Nope. No one to work the registers.
My Home Depot has six self-checkout registers. Three weren’t working. Station closed. The ten-person line snaked through aisles filled with displays of tools, batteries, plants, and eye protection. Every once in a while, a shopper who didn’t see the line walked right up to a checkout station. Sometimes an irritable person would point out, “The line starts over there!” But not always.
One employee watched over the self-checkout registers. So when an item didn’t scan correctly, or someone was buying a controlled substance like spray paint, the checkout process came to a halt until that one person noticed and came over to punch in their number. Self-checkout lanes are popular with shoppers who don’t seem to have ever used a self-checkout lane, so they wonder, “Now what do I do?” There are so many decisions. Like, do I want the extended service plan for a hammer? Do I need an emailed receipt? Which credit card do I want to use? If it’s a couple, they argue about what to do next.
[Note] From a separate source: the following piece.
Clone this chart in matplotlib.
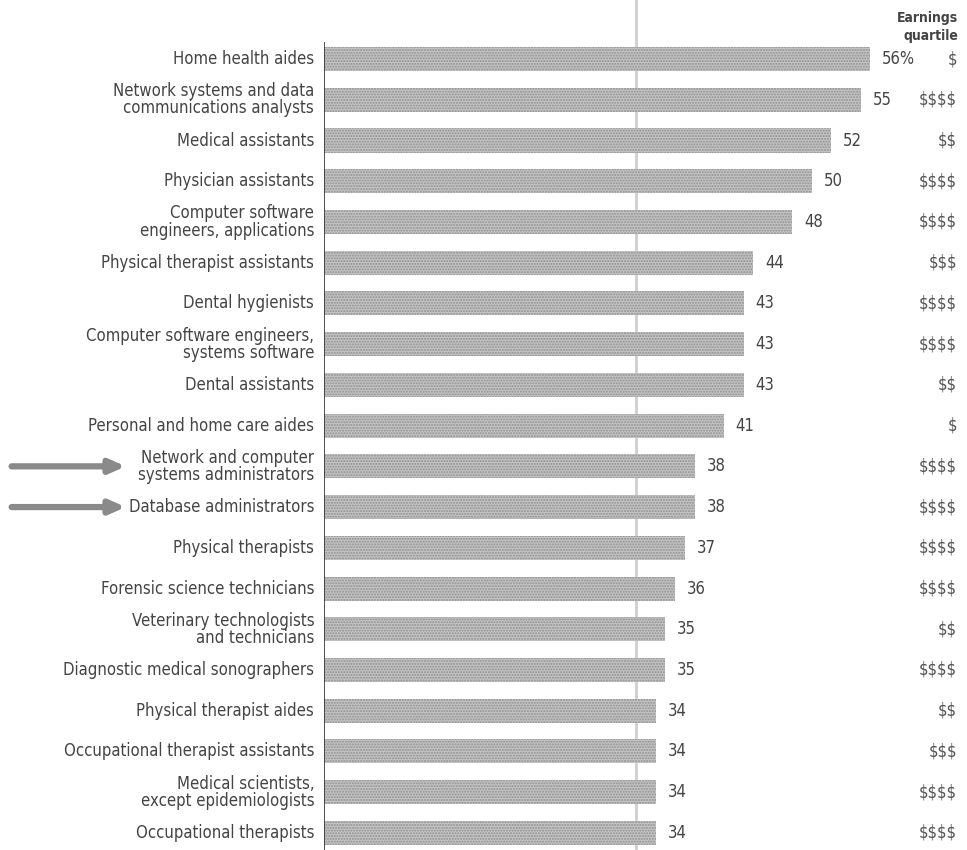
import matplotlib.pyplot as plt
from matplotlib.transforms import blended_transform_factory

# data (percent growth, earnings quartile)
occupations = [
    "Home health aides",
    "Network systems and data\ncommunications analysts",
    "Medical assistants",
    "Physician assistants",
    "Computer software\nengineers, applications",
    "Physical therapist assistants",
    "Dental hygienists",
    "Computer software engineers,\nsystems software",
    "Dental assistants",
    "Personal and home care aides",
    "Network and computer\nsystems administrators",
    "Database administrators",
    "Physical therapists",
    "Forensic science technicians",
    "Veterinary technologists\nand technicians",
    "Diagnostic medical sonographers",
    "Physical therapist aides",
    "Occupational therapist assistants",
    "Medical scientists,\nexcept epidemiologists",
    "Occupational therapists",
]
growth = [56, 55, 52, 50, 48, 44, 43, 43, 43, 41, 38, 38, 37, 36, 35, 35, 34, 34, 34, 34]
quartile = ["$", "$$$$", "$$", "$$$$", "$$$$", "$$$", "$$$$", "$$$$", "$$", "$",
            "$$$$", "$$$$", "$$$$", "$$$$", "$$", "$$$$", "$$", "$$$", "$$$$", "$$$$"]
highlighted = ["Network and computer\nsystems administrators", "Database administrators"]
fold_x = 32.0  # light vertical line across the page (scan fold)

TEXT = "#444444"

plt.rcParams["font.family"] = ["DejaVu Sans"]
plt.rcParams["font.stretch"] = "condensed"
plt.rcParams["text.parse_math"] = False

fig = plt.figure(figsize=(9.67, 8.5), dpi=100)
ax = fig.add_axes([0.335, 0.0, 0.665, 1.0])

y = list(range(len(occupations)))
ax.barh(y, growth, height=0.59, color="#c4c4c4", hatch="......",
        edgecolor="#909090", linewidth=0)

ax.axvline(fold_x, color="#cfcfcf", linewidth=2, zorder=0)
ax.vlines(0, -0.42, len(occupations) + 0.5, color="#333333", linewidth=1.2)

for i, (v, q) in enumerate(zip(growth, quartile)):
    txt = f"{v}%" if i == 0 else str(v)
    ax.text(v + 1.2, i, txt, ha="left", va="center", fontsize=12, color=TEXT)
    ax.text(64.9, i, q, ha="right", va="center", fontsize=12, color="#555555")

for i, name in enumerate(occupations):
    ax.text(-1.0, i, name, ha="right", va="center", fontsize=12, color=TEXT,
            linespacing=0.95)

ax.text(65.0, -0.4, "Earnings\nquartile", ha="right", va="bottom", fontsize=10,
        color=TEXT, fontweight="bold", linespacing=1.3)

# arrows pointing at the two highlighted rows
trans = blended_transform_factory(fig.transFigure, ax.transData)
for name in highlighted:
    i = occupations.index(name)
    ax.annotate("", xy=(0.13, i), xytext=(0.012, i),
                xycoords=trans, textcoords=trans,
                arrowprops=dict(arrowstyle="-|>,head_length=0.9,head_width=0.4",
                                color="#8a8a8a", linewidth=4.5, shrinkA=0, shrinkB=0),
                annotation_clip=False)

ax.set_xlim(0, 65.9)
ax.set_ylim(19.42, -1.45)
ax.axis("off")

fig.savefig("out.png", dpi=100, facecolor="white")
Two checkout registers were staffed by live employees. One was for contractors only. No line there. That person was very good at getting the pros out the door. The other was operated by someone who must have been pretty new to the job. They summoned a manager for just about every purchase. That line of ten people moved very slowly.
So, while it was easy to find what I wanted, it was hard to find a human or machine that worked. I only had a can of paint. Others maneuvered carts full of long wood, small appliances, rolls of carpet, and sacks of sand through lines at the key-making kiosk, paint counter, and customer service desk. Either way, we were going to be there for a while.